Of course you know your children better than any of us. But boy if I was him I’d be pretty quick to give a call and say “no thanks dad. Please don’t put me in the middle of this. It just complicates my life needlessly. Even if there aren’t tax impacts.”

Trusting a trust is contingent on the trustee chosen. If your daughter, and your wishes regarding most possible contingencies are made clear, then it is a different thing than a bad trustee or no directions left. Not saying you should do that but your son sounds smart enough that he may be suggesting it rather than be placed in the position you aim to impose upon him.

The more I think about this, the clearer the answer seems to me. Have a family meeting with all of your kids. Include their respective partners if you want (I would). Lay out for them your thoughts, including your assumption that your daughter’s in-laws will require more resources in the future. Ask them for their opinions and input. If your kids are as reasonable as you seem to think they are - I’m not casting aspersions, but an attorney-friend of mine once told me you don’t really know somebody until you share an inheritance with them - you should all be able to come to an agreement in principle about how the estate should be divided.
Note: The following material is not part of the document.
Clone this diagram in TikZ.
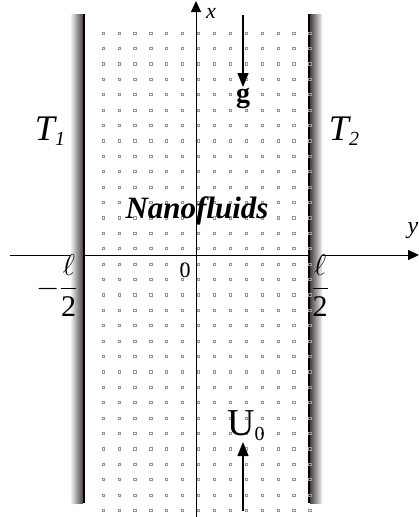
\RequirePackage{fix-cm}
\documentclass[tikz,border=0pt]{standalone}
\usepackage{amsmath}
\usepackage{fontspec}
\setmainfont{Liberation Serif}
\usepackage{xcolor}
\usepackage{tikz}
\usetikzlibrary{arrows.meta, positioning}
\definecolor{walldark}{RGB}{75, 65, 65}
\definecolor{walllight}{RGB}{238, 238, 238}
\definecolor{dotgray}{RGB}{150, 150, 150}

\newcommand{\lowsub}[1]{\raisebox{-5pt}{\fontsize{20}{20}\selectfont #1}}

\begin{document}
\begin{tikzpicture}[
    x=1pt, y=-1pt,
    axis/.style={line width=0.9pt, -{Triangle[length=11pt, width=10pt]}},
    force/.style={line width=1.3pt, -{Triangle[length=14pt, width=11pt]}},
    dotbox/.style={draw=dotgray, line width=0.45pt},
    lbl/.style={inner sep=1pt},
]
    \useasboundingbox (0,0) rectangle (419,517);

    % Axes
    \coordinate (yleft) at (10,255);
    \coordinate (yright) at (419,255);
    \coordinate (xbot) at (196,517);
    \coordinate (xtop) at (196,1);
    \draw[axis] (yleft) -- (yright);
    \draw[axis] (xbot) -- (xtop);

    % Walls (heated plates)
    \shade[left color=walllight, right color=walldark] (71,14) rectangle (83,503);
    \draw[line width=2pt] (84,14) -- (84,503);
    \shade[left color=walldark, right color=walllight] (310,14) rectangle (322,503);
    \draw[line width=2pt] (309,14) -- (309,503);

    % Nanoparticles
    \foreach \i in {0,...,13}
        \foreach \j in {0,...,31}
            \draw[dotbox] ({103+15.9*\i},{33+15.4*\j}) ++(-1.1,-1.1) rectangle ++(2.2,2.2);

    % Axis labels
    \node[lbl, font=\fontsize{22}{26}\selectfont\itshape] (xlbl) at (211,13) {x};
    \node[lbl, font=\fontsize{24}{28}\selectfont\itshape] (ylbl) at (413,231) {y};
    \node[lbl, font=\fontsize{22}{26}\selectfont] (orig) at (185,270) {0};
    \node[lbl, font=\fontsize{30}{36}\selectfont] (lwall) at (57,286) {$-\dfrac{\ell}{\mbox{2}}$};
    \node[lbl, font=\fontsize{30}{36}\selectfont] (rwall) at (320,286) {$\dfrac{\ell}{\mbox{2}}$};

    % Temperatures
    \node[lbl, font=\fontsize{36}{40}\selectfont\itshape] (T1) at (50,131) {T\lowsub{1}};
    \node[lbl, font=\fontsize{36}{40}\selectfont\itshape] (T2) at (344,131) {T\lowsub{2}};

    \node[lbl, font=\fontsize{31}{36}\selectfont\bfseries\itshape] (fluid) at (197,211) {Nanofluids};

    % Gravity and inlet velocity
    \coordinate (gtail) at (243,15);
    \node[lbl, anchor=north, font=\fontsize{28}{32}\selectfont\bfseries] (gvec) at (243,87) {g};
    \draw[force] (gtail) -- (gtail |- gvec.north);

    \coordinate (utail) at (243,511);
    \node[lbl, anchor=south, font=\fontsize{38}{42}\selectfont] (U0) at (246,442) {U\lowsub{0}};
    \draw[force] (utail) -- (utail |- U0.south);
\end{tikzpicture}
\end{document}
After you have all come to this agreement, meet with an attorney who specializes in estates, wills, and trusts, not a general practice attorney. Describe in excruciating detail what your family agreed, and have that attorney draw up documents that reflect your wishes. Make sure you ask the attorney to punch holes in your plan any place they see them. Review the docs with your kids, get their buy-in, and execute them. Revisit those docs annually, whether you think you need to or not.